Bot M8 subsequently moved for leave to amend its complaint and attached a redlined version of its proposed Second Amended Complaint (“SAC”), explaining that the SAC was based on new evidence obtained only after it was authorized to “jailbreak” the PS4. The district court denied the motion, finding that Bot M8 should have included the “jailbreak” evidence in the FAC. Because Bot M8’s amendments “could have, and should have, been included in the [first] amended complaint,” the court found the proposed amendments untimely. The district court subsequently denied Mot M8’s motion for reconsideration.

On appeal, the Federal Circuit first rejected Bot M8’s argument that  that “the district court erred in sua sponte forcing Bot M8 to replead” its original complaint. First, per the Court, the district court did not force Bot M8 to replead. Rather, Bot M8 chose to file an amended complaint rather than defend its original complaint. Second, also per the Court, under Ninth Circuit law, the lower court was permitted to “act on its own initiative to note the inadequacy of a complaint and dismiss it for failure to state a claim” if it “give[s] notice of its intention to dismiss and give[s] the plaintiff some opportunity to respond unless the ‘plaintiffs cannot possibly win relief.’” Accordingly, the district court had the authority to request an amended complaint, and its procedure here was fair.

With respect to the dismissal of the FAC, the Court disagreed with the lower court’s instruction to counsel for Bot M8 that it must “explain in [the] complaint every element of every claim that you say is infringed and/or explain why it can’t be done,” reiterating that a plaintiff “need not ‘prove its case at the pleading stage.’” The Court said that a plaintiff is not required to plead infringement on an element-by-element basis. Per the Court, “To the extent this district court and others have adopted a blanket element-by-element pleading standard for patent infringement, that approach is unsupported and goes beyond the standard the Supreme Court articulated in Iqbal and Twombly.”

Rather, per the Court, “[t]he relevant inquiry under Iqbal/Twombly is whether the factual allegations in the complaint are sufficient to show that the plaintiff has a plausible claim for relief.” Continuing, “In other words, a plausible claim must do more than merely allege entitlement to relief; it must support the grounds for that entitlement with sufficient factual content… The level of detail required in any given case will vary depending upon a number of factors, including the complexity of the technology, the materiality of any given element to practicing the asserted claim(s), and the nature of the allegedly infringing device.”

Accordingly, per the Court, “a plaintiff cannot assert a plausible claim for infringement under the Iqbal/Twombly standard by reciting the claim elements and merely concluding that the accused product has those elements. There must be some factual allegations that, when taken as true, articulate why it is plausible that the accused product infringes the patent claim.”

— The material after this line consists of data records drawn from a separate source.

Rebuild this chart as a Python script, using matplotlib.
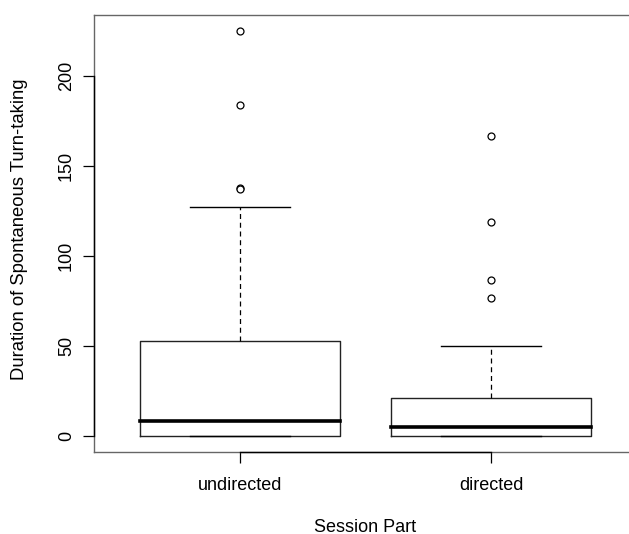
import matplotlib
matplotlib.use("Agg")
import matplotlib.pyplot as plt

plt.rcParams['font.family'] = ['Liberation Sans', 'DejaVu Sans']

categories = ["undirected", "directed"]
whisker_low = [0, 0]
q1 = [0, 0]
median = [8.5, 5]
q3 = [53, 21]
whisker_high = [127.5, 50]
fliers = [[225, 184, 138, 137.5], [167, 119, 87, 77]]
yticks = [0, 50, 100, 150, 200]

W, H = 629, 534
fig = plt.figure(figsize=(W / 100, H / 100), dpi=100)
ax = fig.add_axes([94.4 / W, (H - 452.3) / H, 542.2 / W, 437.5 / H])

stats = []
for i, c in enumerate(categories):
    stats.append(dict(label=c, whislo=whisker_low[i], q1=q1[i], med=median[i],
                      q3=q3[i], whishi=whisker_high[i], fliers=fliers[i]))

ax.bxp(stats, positions=[1, 2], widths=0.8, showfliers=True,
       boxprops=dict(color='#222222', linewidth=1.0),
       medianprops=dict(color='black', linewidth=2.6, solid_capstyle='projecting'),
       whiskerprops=dict(color='black', linewidth=0.9, linestyle=(0, (4, 3))),
       capprops=dict(color='black', linewidth=1.0),
       flierprops=dict(marker='o', markerfacecolor='white', markeredgecolor='black',
                       markersize=5, markeredgewidth=0.9, linestyle='none'),
       capwidths=0.4)

ax.set_xlim(0.42, 2.58)
ax.set_ylim(-9.0, 234.2)
ax.set_yticks(yticks)
ax.set_yticklabels([str(v) for v in yticks], rotation=90, va='center')
ax.set_xticks([1, 2])
ax.set_xticklabels(categories)

ax.tick_params(axis='both', labelsize=13, length=8, width=0.9, color='black')
ax.tick_params(axis='y', pad=6)
ax.tick_params(axis='x', pad=10)

for s in ax.spines.values():
    s.set_color('#666666')
    s.set_linewidth(1.0)

# R-style axis lines spanning the tick range
ax.plot([0, 0], [yticks[0], yticks[-1]], color='black', lw=1.0,
        transform=ax.get_yaxis_transform(), clip_on=False, zorder=5)
ax.plot([1, 2], [0, 0], color='black', lw=1.0,
        transform=ax.get_xaxis_transform(), clip_on=False, zorder=5)

ax.set_ylabel("Duration of Spontaneous Turn-taking", fontsize=13.3)
ax.set_xlabel("Session Part", fontsize=13)
ax.yaxis.set_label_coords((20 - 94.4) / 542.2, 0.51)
ax.yaxis.label.set_va('center')
ax.xaxis.set_label_coords((365.5 - 94.4) / 542.2, (452.3 - 527) / 437.5)
ax.xaxis.label.set_va('center')

fig.savefig("out.png", dpi=100)
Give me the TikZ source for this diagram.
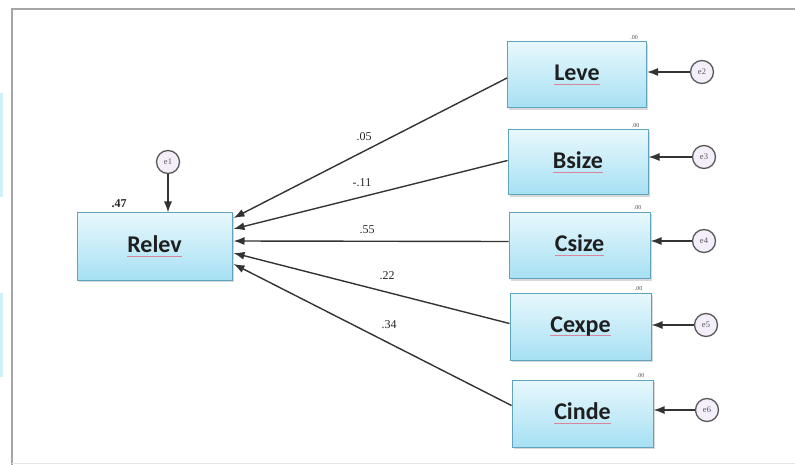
\documentclass[tikz,border=0pt]{standalone}
\usepackage{fontspec}
\setmainfont{Liberation Serif}
\newfontfamily\boxfont{Carlito}
\usetikzlibrary{arrows.meta,shadows}
\definecolor{boxtop}{HTML}{E8F8FD}
\definecolor{boxbot}{HTML}{A6E0F3}
\definecolor{boxedge}{HTML}{5FA3BF}
\definecolor{errfill}{HTML}{F3EEF9}
\definecolor{squig}{HTML}{D9849A}
\newcommand\spellmark[1]{{\setbox0\hbox{#1}\rlap{\color{squig}\rule[-4pt]{\wd0}{0.9pt}}\box0}}
\begin{document}
\begin{tikzpicture}[x=1pt,y=-1pt,
  var/.style={draw=boxedge, line width=1pt, top color=boxtop, bottom color=boxbot,
    minimum width=140pt, minimum height=66pt, inner sep=0pt, text=black!88,
    font=\boxfont\bfseries\fontsize{24}{24}\selectfont,
    drop shadow={shadow xshift=1.5pt, shadow yshift=-2pt, opacity=0.3}},
  err/.style={circle, draw=black!65, line width=1.3pt, fill=errfill,
    minimum size=23pt, inner sep=0pt, text=black!65, font=\fontsize{8.5}{8.5}\selectfont},
  pth/.style={draw=black!80, line width=1.4pt, -{Latex[length=11pt,width=8pt]}},
  coef/.style={inner sep=0pt, text=black!85, font=\fontsize{12}{12}\selectfont},
  zero/.style={inner sep=0pt, text=black!70, font=\fontsize{6}{6}\selectfont, anchor=south}
]
\useasboundingbox (0,0) rectangle (795,465);
\fill[white] (0,0) rectangle (795,465);
\fill[cyan!18] (0,93) rectangle (3,197);
\fill[cyan!18] (0,293) rectangle (3,377);
\draw[black!35, line width=1.6pt] (12,465) -- (12,9) -- (795,9);
\draw[black!10, line width=0.8pt] (12,463.5) -- (795,463.5);

% boxes
\node[var, minimum width=155pt, minimum height=67pt] (Relev) at (154.5,246.5) {\spellmark{Relev}};
\node[var, minimum width=139pt] (Leve)  at (577,75)    {\spellmark{Leve}};
\node[var, minimum height=65pt] (Bsize) at (578,162.5) {\spellmark{Bsize}};
\node[var, minimum width=141pt] (Csize) at (579.5,245.5) {\spellmark{Csize}};
\node[var, minimum width=141pt, minimum height=67pt] (Cexpe) at (580.5,326.5) {\spellmark{Cexpe}};
\node[var, minimum width=141pt, minimum height=67pt] (Cinde) at (582.5,413.5) {\spellmark{Cinde}};

% error terms
\node[err] (e1) at (168,162) {e1};
\node[err] (e2) at (702,72) {e2};
\node[err] (e3) at (704,157) {e3};
\node[err] (e4) at (704,241) {e4};
\node[err] (e5) at (706,325) {e5};
\node[err] (e6) at (707,410) {e6};

\draw[pth] (e1) -- (e1 |- Relev.north);
\draw[pth] (e2) -- (e2 -| Leve.east);
\draw[pth] (e3) -- (e3 -| Bsize.east);
\draw[pth] (e4) -- (e4 -| Csize.east);
\draw[pth] (e5) -- (e5 -| Cexpe.east);
\draw[pth] (e6) -- (e6 -| Cinde.east);

% paths
\draw[pth] ([yshift=-3pt]Leve.west)  -- ([xshift=1pt,yshift=28.5pt]Relev.east);
\draw[pth] ([yshift=2pt]Bsize.west)  -- ([xshift=1pt,yshift=17.5pt]Relev.east);
\draw[pth] ([yshift=4pt]Csize.west)  -- ([xshift=1pt,yshift=5.5pt]Relev.east);
\draw[pth] ([yshift=3pt]Cexpe.west)  -- ([xshift=1pt,yshift=-6.5pt]Relev.east);
\draw[pth] ([yshift=8pt]Cinde.west)  -- ([xshift=1pt,yshift=-17.5pt]Relev.east);

% coefficients
\node[coef] (c1) at (364,137) {.05};
\node[coef] (c2) at (362,183) {-.11};
\node[coef] (c3) at (367,230) {.55};
\node[coef] (c4) at (387,276) {.22};
\node[coef] (c5) at (389,325) {.34};
\node[coef, font=\bfseries\fontsize{12}{12}\selectfont] (r2) at (119,204) {.47};

% variances
\node[zero] at ([xshift=-13pt,yshift=2pt]Leve.north east) {.00};
\node[zero] at ([xshift=-13pt,yshift=2pt]Bsize.north east) {.00};
\node[zero] at ([xshift=-13pt,yshift=2pt]Csize.north east) {.00};
\node[zero] at ([xshift=-13pt,yshift=2pt]Cexpe.north east) {.00};
\node[zero] at ([xshift=-13pt,yshift=2pt]Cinde.north east) {.00};
\end{tikzpicture}
\end{document}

Applying the above-articulated pleading standard, the Court agreed with the district court that Bot M8’s allegations for the ’540 and ’990 patents were conclusory and at times contradictory but found that the lower court erred in dismissing the allegations for the ’988 and ’670 patents. Per the Federal Circuit, “With respect to the ’988 and ’670 patents, the court simply required too much.”

With respect to the pleading for the ’540 patent, the Court agreed with Sony that the FAC actually alleges away from infringement by asserting that the “authentication program” is stored on the PS4 motherboard, which is inconsistent with Bot M8’s infringement theory. The Court said, “Under Iqbal/Twombly, allegations that are ‘merely consistent with’ infringement are insufficient. Where, as here, the factual allegations are actually inconsistent with and contradict infringement, they are likewise insufficient to state a plausible claim.”

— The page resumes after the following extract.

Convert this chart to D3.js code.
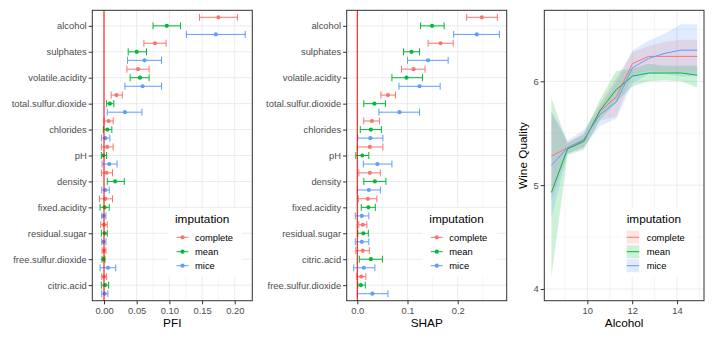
<!DOCTYPE html>
<html>
<head>
<meta charset="utf-8">
<title>Wine quality: PFI, SHAP and alcohol effect</title>
<script src="https://d3js.org/d3.v7.min.js"></script>
<style>
  body { margin: 0; background: #fff; }
  svg text { font-family: "Liberation Sans", Arial, Helvetica, sans-serif; }
</style>
</head>
<body>
<svg id="chart" width="714" height="340"></svg>
<script>
const imputations = ["complete", "mean", "mice"];
const colors = ["#F8766D", "#00BA38", "#619CFF"];

// permutation feature importance, each row [estimate, lower, upper]
const pfiFeatures = ["alcohol", "sulphates", "volatile.acidity", "total.sulfur.dioxide", "chlorides",
  "pH", "density", "fixed.acidity", "residual.sugar", "free.sulfur.dioxide", "citric.acid"];
const pfiComplete = [[0.175, 0.146, 0.204], [0.078, 0.061, 0.095], [0.052, 0.035, 0.069], [0.019, 0.011, 0.028],
  [0.007, 0.000, 0.014], [0.005, -0.004, 0.014], [0.004, -0.004, 0.013], [0.002, -0.007, 0.013],
  [0.000, -0.005, 0.005], [0.000, -0.003, 0.003], [0.000, -0.0035, 0.004]];
const pfiMean = [[0.096, 0.075, 0.117], [0.050, 0.037, 0.065], [0.055, 0.040, 0.069], [0.009, 0.004, 0.015],
  [0.005, -0.001, 0.012], [-0.001, -0.004, 0.004], [0.017, 0.005, 0.031], [0.001, -0.006, 0.008],
  [0.001, -0.004, 0.005], [-0.001, -0.003, 0.0015], [0.0015, -0.004, 0.007]];
const pfiMice = [[0.171, 0.126, 0.216], [0.062, 0.036, 0.088], [0.059, 0.032, 0.088], [0.032, 0.005, 0.058],
  [0.002, -0.004, 0.009], [0.008, -0.003, 0.020], [0.002, -0.0035, 0.008], [-0.001, -0.0035, 0.003],
  [-0.001, -0.0035, 0.003], [0.006, -0.006, 0.018], [0.001, -0.0035, 0.006]];
const pfiTicks = [0, 0.05, 0.10, 0.15, 0.20];

// mean |SHAP|, each row [estimate, lower, upper]
const shapFeatures = ["alcohol", "sulphates", "volatile.acidity", "total.sulfur.dioxide", "chlorides",
  "pH", "density", "fixed.acidity", "residual.sugar", "citric.acid", "free.sulfur.dioxide"];
const shapComplete = [[0.248, 0.218, 0.279], [0.166, 0.141, 0.191], [0.112, 0.088, 0.135], [0.061, 0.047, 0.076],
  [0.029, 0.013, 0.044], [0.025, 0.000, 0.051], [0.025, 0.003, 0.046], [0.021, 0.002, 0.039],
  [0.011, 0.003, 0.019], [0.011, -0.003, 0.024], [0.008, -0.001, 0.017]];
const shapMean = [[0.149, 0.126, 0.173], [0.108, 0.092, 0.124], [0.098, 0.069, 0.130], [0.034, 0.013, 0.056],
  [0.027, 0.006, 0.048], [0.010, -0.003, 0.023], [0.035, 0.013, 0.057], [0.022, 0.008, 0.036],
  [0.012, 0.001, 0.022], [0.027, 0.004, 0.050], [0.007, 0.001, 0.016]];
const shapMice = [[0.238, 0.192, 0.283], [0.141, 0.100, 0.181], [0.124, 0.083, 0.165], [0.084, 0.043, 0.124],
  [0.026, 0.001, 0.051], [0.040, 0.012, 0.069], [0.023, 0.000, 0.046], [0.009, -0.004, 0.023],
  [0.009, -0.004, 0.023], [0.013, -0.007, 0.035], [0.030, 0.000, 0.061]];
const shapTicks = [0, 0.1, 0.2];

// partial dependence of quality on alcohol, each row [fit, lower, upper]
const alcoholGrid = [8.4, 9.12, 9.84, 10.57, 11.29, 12.01, 12.73, 13.46, 14.18, 14.9];
const qualityComplete = [[5.28, 4.85, 5.70], [5.36, 5.31, 5.41], [5.43, 5.36, 5.50], [5.71, 5.62, 5.79],
  [5.85, 5.66, 6.03], [6.17, 6.06, 6.28], [6.24, 6.10, 6.34], [6.24, 6.09, 6.38], [6.24, 6.08, 6.40], [6.24, 6.08, 6.40]];
const qualityMean = [[4.93, 4.12, 5.84], [5.35, 5.29, 5.40], [5.42, 5.34, 5.49], [5.72, 5.63, 5.83],
  [5.92, 5.80, 6.10], [6.05, 5.95, 6.12], [6.08, 6.00, 6.17], [6.08, 6.01, 6.15], [6.08, 6.00, 6.15], [6.06, 5.94, 6.15]];
const qualityMice = [[5.19, 4.68, 5.72], [5.36, 5.30, 5.43], [5.44, 5.37, 5.53], [5.68, 5.57, 5.76],
  [5.80, 5.64, 5.99], [6.13, 5.98, 6.30], [6.22, 6.07, 6.39], [6.27, 6.07, 6.46], [6.30, 6.05, 6.55], [6.30, 6.05, 6.55]];
const alcoholTicks = [10, 12, 14];
const qualityTicks = [4, 5, 6];

const svg = d3.select("#chart");
const top_ = 10.3, bottom = 300.7;
const gridCol = "#EBEBEB";

function styleAxis(g) {
  g.attr("font-family", null).attr("font-size", 9.4);
  g.select(".domain").remove();
  g.selectAll(".tick line").attr("stroke", "#333").attr("stroke-width", 1);
  g.selectAll(".tick text").attr("fill", "#4D4D4D");
}

function frame(x0, x1) {
  svg.append("rect").attr("x", x0).attr("y", top_).attr("width", x1 - x0).attr("height", bottom - top_)
    .attr("fill", "#fff");
}

function border(x0, x1) {
  svg.append("rect").attr("x", x0).attr("y", top_).attr("width", x1 - x0).attr("height", bottom - top_)
    .attr("fill", "none").attr("stroke", "#333").attr("stroke-width", 1);
}

function legend(x0, keyFn) {
  const rows = [237.3, 251.7, 265.7];
  const lg = svg.append("g");
  lg.append("rect").attr("x", x0 - 6.5).attr("y", 208).attr("width", 74).attr("height", 69).attr("fill", "#fff");
  lg.append("text").attr("x", x0).attr("y", 222.5).attr("font-size", 11.8).attr("fill", "#000").text("imputation");
  imputations.forEach((name, i) => {
    keyFn(lg, x0, rows[i], colors[i]);
    lg.append("text").attr("x", x0 + 20).attr("y", rows[i] + 3.4).attr("font-size", 9.4)
      .attr("fill", "#000").text(name);
  });
}

function dotPanel(x0, x1, features, series, domain, ticks, minor, fmt, title, legendX) {
  const x = d3.scaleLinear().domain(domain).range([x0, x1]);
  const y = d3.scalePoint().domain(features).range([top_, bottom]).padding(0.6);
  const off = y.step() * 0.33;
  frame(x0, x1);

  svg.append("g").selectAll("line").data(minor).join("line")
    .attr("x1", d => x(d)).attr("x2", d => x(d)).attr("y1", top_).attr("y2", bottom)
    .attr("stroke", gridCol).attr("stroke-width", 0.5);
  svg.append("g").selectAll("line").data(ticks).join("line")
    .attr("x1", d => x(d)).attr("x2", d => x(d)).attr("y1", top_).attr("y2", bottom)
    .attr("stroke", gridCol).attr("stroke-width", 1);
  svg.append("g").selectAll("line").data(features).join("line")
    .attr("x1", x0).attr("x2", x1).attr("y1", d => y(d)).attr("y2", d => y(d))
    .attr("stroke", gridCol).attr("stroke-width", 1);

  series.forEach((rows, s) => {
    const g = svg.append("g").attr("stroke", colors[s]).attr("fill", colors[s]);
    rows.forEach((r, i) => {
      const cy = y(features[i]) + (s - 1) * off;
      g.append("line").attr("x1", x(r[1])).attr("x2", x(r[2])).attr("y1", cy).attr("y2", cy);
      g.append("line").attr("x1", x(r[1])).attr("x2", x(r[1])).attr("y1", cy - 3.5).attr("y2", cy + 3.5);
      g.append("line").attr("x1", x(r[2])).attr("x2", x(r[2])).attr("y1", cy - 3.5).attr("y2", cy + 3.5);
      g.append("circle").attr("cx", x(r[0])).attr("cy", cy).attr("r", 2.1).attr("stroke", "none");
    });
  });

  svg.append("line").attr("x1", x(0)).attr("x2", x(0)).attr("y1", top_).attr("y2", bottom)
    .attr("stroke", "#FF0000").attr("stroke-width", 1);

  border(x0, x1);

  svg.append("g").attr("transform", `translate(0,${bottom})`)
    .call(d3.axisBottom(x).tickValues(ticks).tickFormat(d3.format(fmt)).tickSize(3.6).tickPadding(3))
    .call(styleAxis);
  svg.append("g").attr("transform", `translate(${x0},0)`)
    .call(d3.axisLeft(y).tickSize(3.6).tickPadding(2))
    .call(styleAxis);

  svg.append("text").attr("x", (x0 + x1) / 2).attr("y", 326.5).attr("text-anchor", "middle")
    .attr("font-size", 11.8).attr("fill", "#000").text(title);

  legend(legendX, (lg, lx, ry, c) => {
    lg.append("line").attr("x1", lx + 1.5).attr("x2", lx + 13.5).attr("y1", ry).attr("y2", ry)
      .attr("stroke", c).attr("stroke-width", 1);
    lg.append("circle").attr("cx", lx + 7.5).attr("cy", ry).attr("r", 2.1).attr("fill", c);
  });
}

dotPanel(92.3, 252.3, pfiFeatures, [pfiComplete, pfiMean, pfiMice], [-0.0179, 0.2268],
  pfiTicks, [0.025, 0.075, 0.125, 0.175, 0.225], ".2f", "PFI", 175);
dotPanel(346.7, 506.7, shapFeatures, [shapComplete, shapMean, shapMice], [-0.0211, 0.2976],
  shapTicks, [0.05, 0.15, 0.25], ".1f", "SHAP", 429.3);

// alcohol effect panel
const rx0 = 544.3, rx1 = 704;
const ax = d3.scaleLinear().domain([8.083, 15.2]).range([rx0, rx1]);
const ay = d3.scaleLinear().domain([3.887, 6.684]).range([bottom, top_]);
frame(rx0, rx1);

svg.append("g").selectAll("line").data([9, 11, 13, 15]).join("line")
  .attr("x1", d => ax(d)).attr("x2", d => ax(d)).attr("y1", top_).attr("y2", bottom)
  .attr("stroke", gridCol).attr("stroke-width", 0.5);
svg.append("g").selectAll("line").data([4.5, 5.5, 6.5]).join("line")
  .attr("x1", rx0).attr("x2", rx1).attr("y1", d => ay(d)).attr("y2", d => ay(d))
  .attr("stroke", gridCol).attr("stroke-width", 0.5);
svg.append("g").selectAll("line").data(alcoholTicks).join("line")
  .attr("x1", d => ax(d)).attr("x2", d => ax(d)).attr("y1", top_).attr("y2", bottom)
  .attr("stroke", gridCol).attr("stroke-width", 1);
svg.append("g").selectAll("line").data(qualityTicks).join("line")
  .attr("x1", rx0).attr("x2", rx1).attr("y1", d => ay(d)).attr("y2", d => ay(d))
  .attr("stroke", gridCol).attr("stroke-width", 1);

const quality = [qualityComplete, qualityMean, qualityMice];
const band = d3.area().x((d, i) => ax(alcoholGrid[i])).y0(d => ay(d[1])).y1(d => ay(d[2]));
const fit = d3.line().x((d, i) => ax(alcoholGrid[i])).y(d => ay(d[0]));

quality.forEach((rows, s) => {
  svg.append("path").attr("d", band(rows)).attr("fill", colors[s]).attr("fill-opacity", 0.2);
});
quality.forEach((rows, s) => {
  svg.append("path").attr("d", fit(rows)).attr("fill", "none").attr("stroke", colors[s]).attr("stroke-width", 1);
});

border(rx0, rx1);

svg.append("g").attr("transform", `translate(0,${bottom})`)
  .call(d3.axisBottom(ax).tickValues(alcoholTicks).tickFormat(d3.format("d")).tickSize(3.6).tickPadding(3))
  .call(styleAxis);
svg.append("g").attr("transform", `translate(${rx0},0)`)
  .call(d3.axisLeft(ay).tickValues(qualityTicks).tickFormat(d3.format("d")).tickSize(3.6).tickPadding(2))
  .call(styleAxis);

svg.append("text").attr("x", (rx0 + rx1) / 2).attr("y", 326.5).attr("text-anchor", "middle")
  .attr("font-size", 11.8).attr("fill", "#000").text("Alcohol");
svg.append("text").attr("transform", `translate(527,${(top_ + bottom) / 2}) rotate(-90)`)
  .attr("text-anchor", "middle").attr("font-size", 11.8).attr("fill", "#000").text("Wine Quality");

legend(626.7, (lg, lx, ry, c) => {
  lg.append("rect").attr("x", lx).attr("y", ry - 6.5).attr("width", 12.5).attr("height", 13)
    .attr("fill", c).attr("fill-opacity", 0.2);
  lg.append("line").attr("x1", lx).attr("x2", lx + 12.5).attr("y1", ry).attr("y2", ry)
    .attr("stroke", c).attr("stroke-width", 1);
});
</script>
</body>
</html>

For the ’990 patent, the Court pointed to the district court’s finding found that Bot M8 failed to offer factual allegations that support a plausible inference that the PS4 actually stores the gaming information and mutual authentication program together. The Court also agreed with the district court that Bot M8’s allegations were conclusory, merely tracked the claim language, and did not plausibly allege that gaming information and a mutual authentication program are stored together on the same memory.

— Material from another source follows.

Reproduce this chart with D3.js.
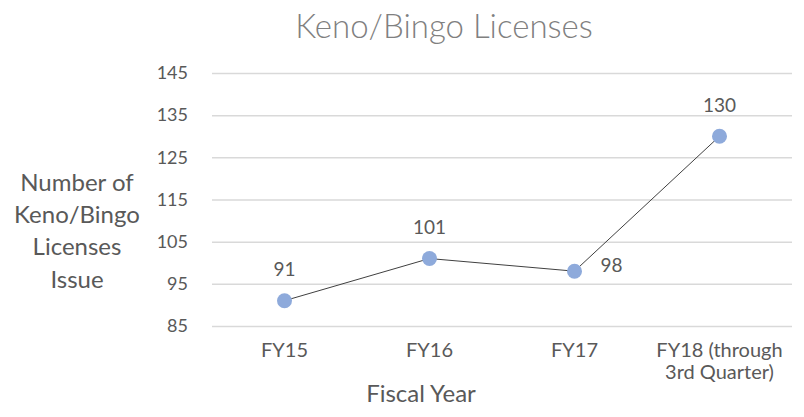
<!DOCTYPE html>
<html>
<head>
<meta charset="utf-8">
<script src="https://cdn.jsdelivr.net/npm/d3@7"></script>
<style>
  body { margin: 0; background: #fff; }
  svg text { font-family: Lato, "Open Sans", sans-serif; }
</style>
</head>
<body>
<div id="chart"></div>
<script>
// chart data
const categories = ["FY15", "FY16", "FY17", "FY18 (through 3rd Quarter)"];
const catLines = [["FY15"], ["FY16"], ["FY17"], ["FY18 (through", "3rd Quarter)"]];
const licenses = [91, 101, 98, 130];
const yTicks = [85, 95, 105, 115, 125, 135, 145];
const chartTitle = "Keno/Bingo Licenses";
const xTitle = "Fiscal Year";
const yTitleLines = ["Number of", "Keno/Bingo", "Licenses", "Issue"];

const width = 804, height = 417;
const plot = { left: 212, right: 792, top: 73, bottom: 326 };

const svg = d3.select("#chart").append("svg")
  .attr("width", width)
  .attr("height", height);

// scales
const x = d3.scaleBand()
  .domain(categories)
  .range([plot.left, plot.right])
  .padding(0);
const y = d3.scaleLinear()
  .domain([85, 145])
  .range([plot.bottom, plot.top]);
const cx = d => x(d) + x.bandwidth() / 2;

// title
svg.append("text")
  .attr("x", 444)
  .attr("y", 38)
  .attr("text-anchor", "middle")
  .attr("fill", "#808080")
  .style("font-size", "33px")
  .style("font-weight", 300)
  .text(chartTitle);

// gridlines + y labels
const yAxis = svg.append("g")
  .attr("transform", "translate(" + plot.left + ",0)")
  .call(d3.axisLeft(y).tickValues(yTicks).tickSize(-(plot.right - plot.left)).tickPadding(24));
yAxis.select(".domain").remove();
yAxis.selectAll(".tick line").attr("stroke", "#d9d9d9").attr("stroke-width", 1.5);
yAxis.selectAll(".tick text")
  .attr("fill", "#595959")
  .style("font-size", "18px")
  .style("font-family", "Lato, sans-serif");

// x labels
const xAxis = svg.append("g")
  .attr("transform", "translate(0," + plot.bottom + ")")
  .call(d3.axisBottom(x).tickSize(0).tickFormat(""));
xAxis.select(".domain").remove();
xAxis.selectAll(".tick").each(function (d, i) {
  const t = d3.select(this).append("text")
    .attr("y", 31)
    .attr("text-anchor", "middle")
    .attr("fill", "#595959")
    .style("font-size", "20px");
  catLines[i].forEach(function (line, j) {
    t.append("tspan").attr("x", 0).attr("dy", j === 0 ? 0 : 22).text(line);
  });
});

// axis titles
svg.append("text")
  .attr("x", 421)
  .attr("y", 402)
  .attr("text-anchor", "middle")
  .attr("fill", "#595959")
  .style("font-size", "24px")
  .text(xTitle);

const yt = svg.append("text")
  .attr("text-anchor", "middle")
  .attr("fill", "#595959")
  .style("font-size", "24px");
yTitleLines.forEach(function (line, i) {
  yt.append("tspan").attr("x", 77).attr("y", 191 + i * 32.2).text(line);
});

// line
const line = d3.line()
  .x((d, i) => cx(categories[i]))
  .y(d => y(d));
svg.append("path")
  .datum(licenses)
  .attr("fill", "none")
  .attr("stroke", "#404040")
  .attr("stroke-width", 1)
  .attr("d", line);

// markers
svg.selectAll(".dot")
  .data(licenses)
  .enter().append("circle")
  .attr("class", "dot")
  .attr("cx", (d, i) => cx(categories[i]))
  .attr("cy", d => y(d))
  .attr("r", 7.5)
  .attr("fill", "#8eaadb");

// data labels (FY17 label sits to the right)
svg.selectAll(".lbl")
  .data(licenses)
  .enter().append("text")
  .attr("class", "lbl")
  .attr("x", (d, i) => i === 2 ? cx(categories[i]) + 37 : cx(categories[i]))
  .attr("y", (d, i) => i === 2 ? y(d) + 1 : y(d) - 24.5)
  .attr("text-anchor", "middle")
  .attr("fill", "#595959")
  .style("font-size", "19px")
  .text(d => d);
</script>
</body>
</html>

By contrast, for the ’988 and ’670 patents,  the Court agrees with Bot M8 that the FAC plausibly alleged infringement. The Court found that Bot M8 expressly alleges—at least four different times—that the fault inspection program completes before the game is started. The Court further found that the FAC also identified specific error messages that are displayed by the PS4 when faults are detected. Per the Court, “These allegations give rise to a reasonable inference that the fault inspection program is completed before a game starts.”

The Court found that the FAC plausibly alleged that the PS4 completes its execution of the fault inspection program before the game is started and supported those assertions with specific factual allegations. “Nothing more is required.”

Finally, the Court concluded that the district court properly denied leave to amend, noting that leave to amend after a scheduling order deadline has passed requires “good cause” under Fed. R. Civ. P. 16. The Court referenced the lower court’s requiring reverse engineering of Sony’s products as a prerequisite to pleading infringement, finding that Bot M8 waived its objection to that obligation when it told the court it was happy to undertake that exercise. The Court noted that Bot M8 did not move for leave to amend for 12 weeks after the November conference.

Limiting itself to the question of whether Bot M8 was diligent in raising its concerns with the reverse engineering order only in seeking leave to file the SAC, the Court said, “Reviewing the district court order on appeal and under Rule 16, we cannot conclude that the district court abused its discretion.”